My dream would be compatability between software so joe logic can share files with tom sonar and so on,but I guess thats never gonna happen.:(
 
there is a format that is like that....sadie is the first company to implement it hopefully others will follow and we will end the reign of the EVIL digidesign....if any yall think PT STOCK converters sound way better then Motu, M-Audio, etc.... go jump in a lake and drown, cuz ur a sheep being led by the Pro tools herder...remember this is a BUSINESS, and the best BUSINESS MAN gets the greatest market share it doesn't mean what they are selling is the greatest.
 
well ok then...

Adam
I am living in Chicago and have been here for the past 2 years. Richmond's music seen is pretty "not much" But there is at least one or two of everything. What will you be doing in Richmond?
 
I am not sure. I am from NY and lived here all my life. But, I really want more space, buy a house, and not work so hard. Housing/Living/tax expenses are crazy in NY. My wife and I don't want to buy a small apartment or a house outside the city and have a giant mortgage over our heads.

By day I work for a business consulting firm. The money is good, but if I had a mortgage I would not have the flexibility to leave it (voluntarily or not).

I would like to also have more time to work on music pursuits. In Richmond I think I would get a similar job as I have now for a bit, get settled buy a house, maybe in the fan area, and look to other pursuits.

I have some friends there, and my wife's family is in VA.

Did you like Richmond? Why did you move?

Musicwise, I really have 2 aspects I want to pursue --

A music collective or workshop, bringing diverse musicians, composers together, creating interesting music, maybe different combinations of groups for live/recording. Anything. Kind of a mix of the NY jazz scene in the '50s, groups like the lounge lizards and john zorn, and memories of my grandfather getting together to play and sing standards with his cousins.

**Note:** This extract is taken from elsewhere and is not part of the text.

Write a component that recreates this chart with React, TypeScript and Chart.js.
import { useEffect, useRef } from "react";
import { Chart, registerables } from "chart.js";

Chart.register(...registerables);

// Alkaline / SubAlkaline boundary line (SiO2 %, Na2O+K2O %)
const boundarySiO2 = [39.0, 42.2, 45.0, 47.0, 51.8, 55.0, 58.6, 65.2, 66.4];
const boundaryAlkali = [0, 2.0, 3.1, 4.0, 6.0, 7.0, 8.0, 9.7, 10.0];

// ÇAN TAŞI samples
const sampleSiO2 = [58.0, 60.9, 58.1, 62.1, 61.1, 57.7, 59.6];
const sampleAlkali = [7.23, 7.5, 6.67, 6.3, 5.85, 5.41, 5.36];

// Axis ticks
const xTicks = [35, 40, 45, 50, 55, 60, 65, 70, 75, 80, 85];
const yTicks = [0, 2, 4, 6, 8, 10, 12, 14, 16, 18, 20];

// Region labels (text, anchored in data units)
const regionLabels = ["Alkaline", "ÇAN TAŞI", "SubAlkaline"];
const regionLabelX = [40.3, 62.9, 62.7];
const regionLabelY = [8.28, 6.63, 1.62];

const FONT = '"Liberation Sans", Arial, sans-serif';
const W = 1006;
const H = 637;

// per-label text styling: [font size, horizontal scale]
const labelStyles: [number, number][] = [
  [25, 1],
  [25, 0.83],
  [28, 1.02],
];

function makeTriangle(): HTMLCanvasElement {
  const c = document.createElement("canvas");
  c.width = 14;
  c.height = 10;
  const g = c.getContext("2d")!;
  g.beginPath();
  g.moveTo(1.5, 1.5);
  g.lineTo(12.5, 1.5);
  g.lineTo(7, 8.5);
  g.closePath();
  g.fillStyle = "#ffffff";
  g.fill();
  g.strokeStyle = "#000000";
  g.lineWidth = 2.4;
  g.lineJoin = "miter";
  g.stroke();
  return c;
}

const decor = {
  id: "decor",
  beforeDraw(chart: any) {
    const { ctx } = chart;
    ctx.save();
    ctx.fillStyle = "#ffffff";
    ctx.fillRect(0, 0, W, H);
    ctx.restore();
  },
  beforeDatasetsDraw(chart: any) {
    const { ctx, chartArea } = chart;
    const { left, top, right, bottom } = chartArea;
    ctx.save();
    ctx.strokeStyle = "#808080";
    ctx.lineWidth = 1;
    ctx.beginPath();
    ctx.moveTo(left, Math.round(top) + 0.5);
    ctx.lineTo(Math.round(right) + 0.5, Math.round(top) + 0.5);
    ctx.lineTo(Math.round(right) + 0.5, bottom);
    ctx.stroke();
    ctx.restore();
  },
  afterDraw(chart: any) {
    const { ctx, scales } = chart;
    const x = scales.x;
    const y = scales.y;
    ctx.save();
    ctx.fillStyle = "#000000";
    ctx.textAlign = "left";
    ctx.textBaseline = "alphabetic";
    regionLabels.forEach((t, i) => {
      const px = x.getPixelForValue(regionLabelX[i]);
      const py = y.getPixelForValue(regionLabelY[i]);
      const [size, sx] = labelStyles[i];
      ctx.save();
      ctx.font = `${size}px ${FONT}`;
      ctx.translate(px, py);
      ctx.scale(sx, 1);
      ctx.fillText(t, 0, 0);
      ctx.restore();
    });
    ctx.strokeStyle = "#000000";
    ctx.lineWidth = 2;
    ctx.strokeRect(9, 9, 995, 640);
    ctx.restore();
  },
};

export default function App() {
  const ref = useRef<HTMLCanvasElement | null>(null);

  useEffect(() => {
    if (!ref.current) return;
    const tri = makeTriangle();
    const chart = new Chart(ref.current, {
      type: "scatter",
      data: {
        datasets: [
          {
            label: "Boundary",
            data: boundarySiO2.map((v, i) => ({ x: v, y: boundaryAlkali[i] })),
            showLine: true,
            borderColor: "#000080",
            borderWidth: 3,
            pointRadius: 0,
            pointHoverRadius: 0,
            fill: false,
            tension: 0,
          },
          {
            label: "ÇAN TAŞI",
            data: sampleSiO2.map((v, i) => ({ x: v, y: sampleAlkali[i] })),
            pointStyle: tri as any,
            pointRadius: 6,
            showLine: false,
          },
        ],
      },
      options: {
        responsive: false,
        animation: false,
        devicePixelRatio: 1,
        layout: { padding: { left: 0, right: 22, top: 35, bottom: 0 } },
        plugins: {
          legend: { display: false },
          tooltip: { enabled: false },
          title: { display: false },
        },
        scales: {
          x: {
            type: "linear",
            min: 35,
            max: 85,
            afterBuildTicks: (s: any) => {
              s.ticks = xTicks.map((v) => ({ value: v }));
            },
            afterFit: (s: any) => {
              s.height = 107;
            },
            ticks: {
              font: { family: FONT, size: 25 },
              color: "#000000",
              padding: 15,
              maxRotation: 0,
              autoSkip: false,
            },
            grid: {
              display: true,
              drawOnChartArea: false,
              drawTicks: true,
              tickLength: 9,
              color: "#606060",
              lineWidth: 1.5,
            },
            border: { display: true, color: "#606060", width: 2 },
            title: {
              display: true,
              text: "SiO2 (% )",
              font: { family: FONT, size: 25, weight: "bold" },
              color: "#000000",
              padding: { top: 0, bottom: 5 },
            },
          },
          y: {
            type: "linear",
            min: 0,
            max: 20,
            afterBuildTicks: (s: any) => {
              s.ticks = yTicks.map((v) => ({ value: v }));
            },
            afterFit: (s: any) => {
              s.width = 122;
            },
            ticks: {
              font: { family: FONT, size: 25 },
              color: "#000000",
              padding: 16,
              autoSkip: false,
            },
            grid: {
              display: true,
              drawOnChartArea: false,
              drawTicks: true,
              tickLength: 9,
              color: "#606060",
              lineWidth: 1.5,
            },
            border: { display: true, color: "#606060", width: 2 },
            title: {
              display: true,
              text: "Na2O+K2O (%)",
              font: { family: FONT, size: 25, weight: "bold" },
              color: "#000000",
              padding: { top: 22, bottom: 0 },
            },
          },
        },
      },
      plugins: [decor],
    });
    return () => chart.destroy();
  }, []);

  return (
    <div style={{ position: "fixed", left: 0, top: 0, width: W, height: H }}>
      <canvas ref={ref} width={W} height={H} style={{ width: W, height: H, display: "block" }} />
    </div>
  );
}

A true collaborator -- a lyricist, singer, multi-instrumentalist (ideal). I am pretty prolific but without lyrics (which are my achilles' heel) they never seem complete (expect for stuff like film, combo writing, dance group work i've done).
 
richmond

i lived in the fan for 7 years. Definetly a nice place. I just needed to go to where there was more oppurtunity to do audio work. THere are nice places to be had in Church Hill, and Jackson Ward.
 
Is this a joke? I'm sure more people use Logic than Sonar. And cubase is also far more popular. Sonar is a relative newcomer, and faces many hurdles before it becomes a "two-horse race." Especially since the breadth of plugins available on the Pro Tools platform kills everything else, and you can use Logic with the TDM bridge and Pro Tools hardware to get access to things like VSTis, AND the TDM plugins.

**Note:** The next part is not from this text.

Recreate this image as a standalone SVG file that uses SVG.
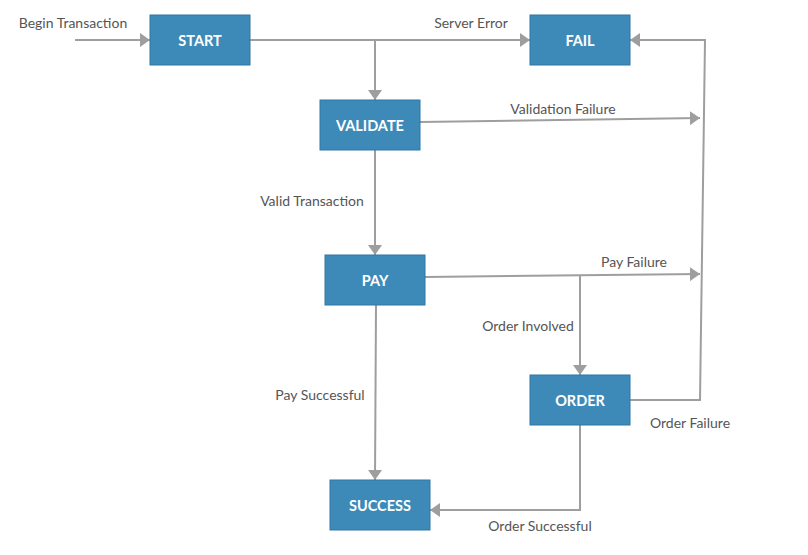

The world of audio is filled with many many great programs, some of which failed outright, some of which chug along at 5-10% marketshare. That is where Sonar is, and that is most likely where it will remain. The idea that everyone's gonna drop their favorite platforms for something brand new is pretty unlikely. Just look at all the "killer" apps and hardware that have come along in the last few years, and the way they fight for market share. Soundscape, Creamware, Radar, Sonic, Paris, ADAT, Mackie, all of the standalone recorders from Boss/Korg/Akai etc... The reality is that all of these companies exist in their own little niches, and this is currently (and will remain) a market full of small players for some time.